• DATA FOR THIS TASK:

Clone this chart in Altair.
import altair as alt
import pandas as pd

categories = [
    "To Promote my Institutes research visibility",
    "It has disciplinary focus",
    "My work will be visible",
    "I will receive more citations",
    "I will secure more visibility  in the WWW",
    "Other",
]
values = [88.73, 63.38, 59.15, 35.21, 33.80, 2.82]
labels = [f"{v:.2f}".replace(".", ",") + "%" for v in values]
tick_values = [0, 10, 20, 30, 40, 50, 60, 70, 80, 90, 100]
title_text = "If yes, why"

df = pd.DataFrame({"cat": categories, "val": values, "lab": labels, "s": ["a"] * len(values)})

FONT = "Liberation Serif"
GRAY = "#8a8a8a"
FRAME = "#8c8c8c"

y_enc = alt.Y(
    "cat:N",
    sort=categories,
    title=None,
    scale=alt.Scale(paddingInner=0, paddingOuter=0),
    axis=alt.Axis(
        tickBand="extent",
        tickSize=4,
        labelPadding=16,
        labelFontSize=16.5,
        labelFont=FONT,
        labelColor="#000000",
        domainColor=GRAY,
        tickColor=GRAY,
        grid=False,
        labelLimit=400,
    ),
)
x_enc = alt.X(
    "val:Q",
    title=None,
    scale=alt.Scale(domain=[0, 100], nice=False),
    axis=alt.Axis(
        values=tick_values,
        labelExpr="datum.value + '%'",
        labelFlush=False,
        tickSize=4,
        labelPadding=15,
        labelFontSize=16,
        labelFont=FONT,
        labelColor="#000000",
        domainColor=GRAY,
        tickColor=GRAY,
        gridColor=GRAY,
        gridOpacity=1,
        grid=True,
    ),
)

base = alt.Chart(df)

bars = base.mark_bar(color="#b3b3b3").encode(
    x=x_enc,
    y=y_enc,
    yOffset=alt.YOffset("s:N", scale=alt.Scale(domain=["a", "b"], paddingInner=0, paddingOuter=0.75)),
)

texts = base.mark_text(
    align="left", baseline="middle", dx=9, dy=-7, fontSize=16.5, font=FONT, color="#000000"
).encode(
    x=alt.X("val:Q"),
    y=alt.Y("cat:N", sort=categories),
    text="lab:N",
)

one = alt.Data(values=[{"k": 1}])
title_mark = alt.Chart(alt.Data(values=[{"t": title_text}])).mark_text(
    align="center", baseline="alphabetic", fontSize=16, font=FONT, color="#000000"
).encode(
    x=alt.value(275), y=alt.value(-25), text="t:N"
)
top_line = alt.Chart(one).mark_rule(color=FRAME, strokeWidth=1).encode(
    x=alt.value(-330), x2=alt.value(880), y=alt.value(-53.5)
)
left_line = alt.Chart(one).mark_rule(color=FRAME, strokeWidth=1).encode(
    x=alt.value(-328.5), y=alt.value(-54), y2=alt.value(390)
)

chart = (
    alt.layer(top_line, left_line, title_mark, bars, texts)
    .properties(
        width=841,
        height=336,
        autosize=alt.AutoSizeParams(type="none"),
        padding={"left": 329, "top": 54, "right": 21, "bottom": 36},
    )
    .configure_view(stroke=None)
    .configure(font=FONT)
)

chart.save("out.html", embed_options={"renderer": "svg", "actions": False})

---

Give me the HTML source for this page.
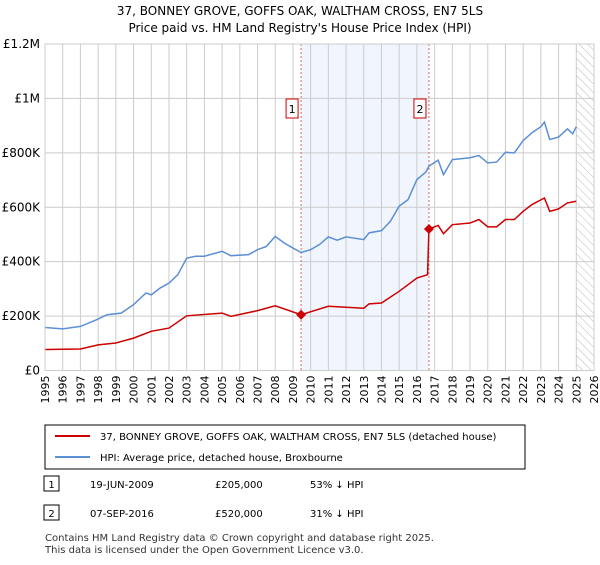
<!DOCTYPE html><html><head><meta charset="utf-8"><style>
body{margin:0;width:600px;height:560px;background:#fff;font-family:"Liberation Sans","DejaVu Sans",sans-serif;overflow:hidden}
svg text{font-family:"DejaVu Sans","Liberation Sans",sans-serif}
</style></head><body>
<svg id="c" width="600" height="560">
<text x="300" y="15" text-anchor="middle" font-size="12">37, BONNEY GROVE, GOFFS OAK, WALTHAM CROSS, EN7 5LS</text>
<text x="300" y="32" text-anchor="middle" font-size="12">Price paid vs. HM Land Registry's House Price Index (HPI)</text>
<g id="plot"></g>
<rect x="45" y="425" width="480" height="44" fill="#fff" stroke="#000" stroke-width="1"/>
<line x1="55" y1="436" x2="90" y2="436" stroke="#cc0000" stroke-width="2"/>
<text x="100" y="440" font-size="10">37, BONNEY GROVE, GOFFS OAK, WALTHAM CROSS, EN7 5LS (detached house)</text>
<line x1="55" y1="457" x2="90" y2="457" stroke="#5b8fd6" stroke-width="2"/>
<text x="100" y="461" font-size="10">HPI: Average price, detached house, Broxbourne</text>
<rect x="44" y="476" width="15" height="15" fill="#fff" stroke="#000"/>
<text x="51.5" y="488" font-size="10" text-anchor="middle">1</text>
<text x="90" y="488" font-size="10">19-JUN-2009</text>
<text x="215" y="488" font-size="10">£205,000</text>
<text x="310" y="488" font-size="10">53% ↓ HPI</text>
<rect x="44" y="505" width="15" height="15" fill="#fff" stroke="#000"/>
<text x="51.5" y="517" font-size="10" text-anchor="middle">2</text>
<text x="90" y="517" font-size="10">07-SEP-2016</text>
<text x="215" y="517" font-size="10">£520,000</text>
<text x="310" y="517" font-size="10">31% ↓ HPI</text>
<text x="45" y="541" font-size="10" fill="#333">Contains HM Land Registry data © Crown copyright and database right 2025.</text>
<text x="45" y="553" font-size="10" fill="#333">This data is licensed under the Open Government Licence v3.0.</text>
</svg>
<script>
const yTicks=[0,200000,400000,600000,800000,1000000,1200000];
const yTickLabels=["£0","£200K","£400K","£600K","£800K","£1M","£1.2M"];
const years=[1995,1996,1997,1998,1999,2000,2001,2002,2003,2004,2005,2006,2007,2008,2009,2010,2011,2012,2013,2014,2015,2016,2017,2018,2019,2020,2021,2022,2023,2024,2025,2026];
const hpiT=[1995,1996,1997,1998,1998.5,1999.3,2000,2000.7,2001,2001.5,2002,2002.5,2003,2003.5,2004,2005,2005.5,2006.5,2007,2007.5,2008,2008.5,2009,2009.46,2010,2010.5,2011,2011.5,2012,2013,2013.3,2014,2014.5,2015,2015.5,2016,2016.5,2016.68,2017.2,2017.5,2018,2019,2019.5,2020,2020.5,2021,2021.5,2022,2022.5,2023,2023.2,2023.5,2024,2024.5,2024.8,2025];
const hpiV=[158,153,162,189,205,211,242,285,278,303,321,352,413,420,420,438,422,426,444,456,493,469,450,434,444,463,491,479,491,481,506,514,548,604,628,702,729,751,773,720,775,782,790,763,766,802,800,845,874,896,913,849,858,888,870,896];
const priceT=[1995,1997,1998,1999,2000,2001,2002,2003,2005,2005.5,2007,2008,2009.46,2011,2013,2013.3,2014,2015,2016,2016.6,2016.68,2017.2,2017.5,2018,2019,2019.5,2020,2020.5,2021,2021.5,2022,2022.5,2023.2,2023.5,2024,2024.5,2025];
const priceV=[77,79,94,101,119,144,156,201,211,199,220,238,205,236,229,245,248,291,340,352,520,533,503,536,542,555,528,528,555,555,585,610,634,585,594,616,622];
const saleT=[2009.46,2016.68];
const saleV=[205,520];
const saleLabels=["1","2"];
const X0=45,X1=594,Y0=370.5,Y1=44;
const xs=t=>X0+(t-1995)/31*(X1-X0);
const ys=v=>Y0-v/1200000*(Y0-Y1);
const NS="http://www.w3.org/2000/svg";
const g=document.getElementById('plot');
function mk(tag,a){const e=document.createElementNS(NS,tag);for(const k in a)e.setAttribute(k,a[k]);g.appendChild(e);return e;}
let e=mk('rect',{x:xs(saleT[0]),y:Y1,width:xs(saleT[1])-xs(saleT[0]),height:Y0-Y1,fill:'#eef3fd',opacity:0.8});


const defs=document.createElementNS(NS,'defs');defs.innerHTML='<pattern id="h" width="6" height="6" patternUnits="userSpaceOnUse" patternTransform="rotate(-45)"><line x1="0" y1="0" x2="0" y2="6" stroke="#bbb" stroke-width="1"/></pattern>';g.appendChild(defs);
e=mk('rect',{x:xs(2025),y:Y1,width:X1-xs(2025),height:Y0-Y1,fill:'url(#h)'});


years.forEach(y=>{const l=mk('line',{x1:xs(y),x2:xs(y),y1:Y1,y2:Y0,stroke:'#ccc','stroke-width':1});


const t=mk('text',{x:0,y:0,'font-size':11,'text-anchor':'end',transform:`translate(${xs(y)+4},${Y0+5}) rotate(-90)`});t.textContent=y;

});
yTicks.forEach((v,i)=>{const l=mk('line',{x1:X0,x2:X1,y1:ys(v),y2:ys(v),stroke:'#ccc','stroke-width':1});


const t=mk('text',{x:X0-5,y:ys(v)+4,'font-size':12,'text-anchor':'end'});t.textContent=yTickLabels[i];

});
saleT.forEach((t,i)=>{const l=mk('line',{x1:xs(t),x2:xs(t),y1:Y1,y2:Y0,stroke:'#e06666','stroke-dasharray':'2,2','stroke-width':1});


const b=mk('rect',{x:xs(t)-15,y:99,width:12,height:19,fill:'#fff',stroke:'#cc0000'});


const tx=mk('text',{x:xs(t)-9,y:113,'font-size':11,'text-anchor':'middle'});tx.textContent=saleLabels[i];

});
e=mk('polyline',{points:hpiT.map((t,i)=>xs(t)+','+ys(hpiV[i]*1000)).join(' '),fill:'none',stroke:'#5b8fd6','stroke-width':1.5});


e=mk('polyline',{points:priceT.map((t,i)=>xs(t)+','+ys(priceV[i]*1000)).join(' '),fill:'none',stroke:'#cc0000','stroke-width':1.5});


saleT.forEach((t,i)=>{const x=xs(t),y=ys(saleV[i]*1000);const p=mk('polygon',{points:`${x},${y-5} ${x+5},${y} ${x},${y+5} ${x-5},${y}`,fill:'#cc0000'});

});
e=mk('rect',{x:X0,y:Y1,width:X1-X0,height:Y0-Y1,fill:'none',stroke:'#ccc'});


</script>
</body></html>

==

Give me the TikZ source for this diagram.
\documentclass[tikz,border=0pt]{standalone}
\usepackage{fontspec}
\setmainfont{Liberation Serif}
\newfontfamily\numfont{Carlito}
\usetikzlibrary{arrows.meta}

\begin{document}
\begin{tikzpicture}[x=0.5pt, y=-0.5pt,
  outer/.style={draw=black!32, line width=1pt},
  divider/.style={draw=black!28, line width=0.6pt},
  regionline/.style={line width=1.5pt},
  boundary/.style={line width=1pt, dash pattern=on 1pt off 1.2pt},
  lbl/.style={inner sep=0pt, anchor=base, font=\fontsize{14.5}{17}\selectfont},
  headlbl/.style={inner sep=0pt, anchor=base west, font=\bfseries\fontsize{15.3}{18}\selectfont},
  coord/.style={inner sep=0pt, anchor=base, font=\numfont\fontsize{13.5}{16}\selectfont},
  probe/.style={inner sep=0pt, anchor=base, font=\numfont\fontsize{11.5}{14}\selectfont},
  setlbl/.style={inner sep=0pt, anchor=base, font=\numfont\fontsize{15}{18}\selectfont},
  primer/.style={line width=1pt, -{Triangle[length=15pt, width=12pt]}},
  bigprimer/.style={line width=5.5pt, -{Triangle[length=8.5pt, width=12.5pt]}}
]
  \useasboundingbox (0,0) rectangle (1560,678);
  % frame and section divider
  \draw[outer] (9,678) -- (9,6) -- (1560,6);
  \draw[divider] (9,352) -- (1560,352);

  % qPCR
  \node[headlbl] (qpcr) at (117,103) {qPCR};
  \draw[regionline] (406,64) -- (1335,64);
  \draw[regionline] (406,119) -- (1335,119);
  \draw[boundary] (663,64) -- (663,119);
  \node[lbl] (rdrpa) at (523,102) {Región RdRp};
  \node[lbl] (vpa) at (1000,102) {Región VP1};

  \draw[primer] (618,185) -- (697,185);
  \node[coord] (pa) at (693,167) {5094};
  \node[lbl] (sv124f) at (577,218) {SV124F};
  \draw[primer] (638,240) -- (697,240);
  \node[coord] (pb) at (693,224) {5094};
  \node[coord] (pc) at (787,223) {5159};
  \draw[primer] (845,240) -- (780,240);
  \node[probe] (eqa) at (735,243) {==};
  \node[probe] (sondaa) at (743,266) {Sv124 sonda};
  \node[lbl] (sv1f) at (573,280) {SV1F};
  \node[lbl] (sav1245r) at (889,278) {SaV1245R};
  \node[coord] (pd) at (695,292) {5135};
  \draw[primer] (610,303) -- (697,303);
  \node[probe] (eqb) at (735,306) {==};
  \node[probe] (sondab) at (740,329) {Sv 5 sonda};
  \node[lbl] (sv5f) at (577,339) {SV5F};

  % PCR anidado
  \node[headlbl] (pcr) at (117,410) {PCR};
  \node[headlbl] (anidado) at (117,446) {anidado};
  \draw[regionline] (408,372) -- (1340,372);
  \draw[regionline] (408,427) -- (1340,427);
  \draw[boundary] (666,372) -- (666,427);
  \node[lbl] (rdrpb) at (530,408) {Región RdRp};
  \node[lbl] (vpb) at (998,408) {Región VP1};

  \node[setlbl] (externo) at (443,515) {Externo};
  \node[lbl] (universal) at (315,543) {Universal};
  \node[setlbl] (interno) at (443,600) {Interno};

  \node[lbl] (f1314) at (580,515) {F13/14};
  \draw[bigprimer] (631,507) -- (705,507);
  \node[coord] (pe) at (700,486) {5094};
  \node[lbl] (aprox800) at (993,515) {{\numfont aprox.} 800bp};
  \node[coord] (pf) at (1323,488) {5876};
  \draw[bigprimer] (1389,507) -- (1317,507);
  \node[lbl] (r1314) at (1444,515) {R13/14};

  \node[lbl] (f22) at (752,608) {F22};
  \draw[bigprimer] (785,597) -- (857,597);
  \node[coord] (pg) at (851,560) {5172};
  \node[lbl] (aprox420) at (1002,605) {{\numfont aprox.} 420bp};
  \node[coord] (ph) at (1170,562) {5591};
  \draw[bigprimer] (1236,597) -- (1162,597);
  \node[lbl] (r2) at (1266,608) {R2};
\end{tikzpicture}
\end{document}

• WHAT THIS TASK INVOLVES:
Starting at the line that contains "Give me the TikZ source for this diagram.", repeat each line exactly, and stop after the line that contains "(vpa) at (1000,102)".

• EXERCISE RESULT:
Give me the TikZ source for this diagram.
\documentclass[tikz,border=0pt]{standalone}
\usepackage{fontspec}
\setmainfont{Liberation Serif}
\newfontfamily\numfont{Carlito}
\usetikzlibrary{arrows.meta}

\begin{document}
\begin{tikzpicture}[x=0.5pt, y=-0.5pt,
  outer/.style={draw=black!32, line width=1pt},
  divider/.style={draw=black!28, line width=0.6pt},
  regionline/.style={line width=1.5pt},
  boundary/.style={line width=1pt, dash pattern=on 1pt off 1.2pt},
  lbl/.style={inner sep=0pt, anchor=base, font=\fontsize{14.5}{17}\selectfont},
  headlbl/.style={inner sep=0pt, anchor=base west, font=\bfseries\fontsize{15.3}{18}\selectfont},
  coord/.style={inner sep=0pt, anchor=base, font=\numfont\fontsize{13.5}{16}\selectfont},
  probe/.style={inner sep=0pt, anchor=base, font=\numfont\fontsize{11.5}{14}\selectfont},
  setlbl/.style={inner sep=0pt, anchor=base, font=\numfont\fontsize{15}{18}\selectfont},
  primer/.style={line width=1pt, -{Triangle[length=15pt, width=12pt]}},
  bigprimer/.style={line width=5.5pt, -{Triangle[length=8.5pt, width=12.5pt]}}
]
  \useasboundingbox (0,0) rectangle (1560,678);
  % frame and section divider
  \draw[outer] (9,678) -- (9,6) -- (1560,6);
  \draw[divider] (9,352) -- (1560,352);

  % qPCR
  \node[headlbl] (qpcr) at (117,103) {qPCR};
  \draw[regionline] (406,64) -- (1335,64);
  \draw[regionline] (406,119) -- (1335,119);
  \draw[boundary] (663,64) -- (663,119);
  \node[lbl] (rdrpa) at (523,102) {Región RdRp};
  \node[lbl] (vpa) at (1000,102) {Región VP1};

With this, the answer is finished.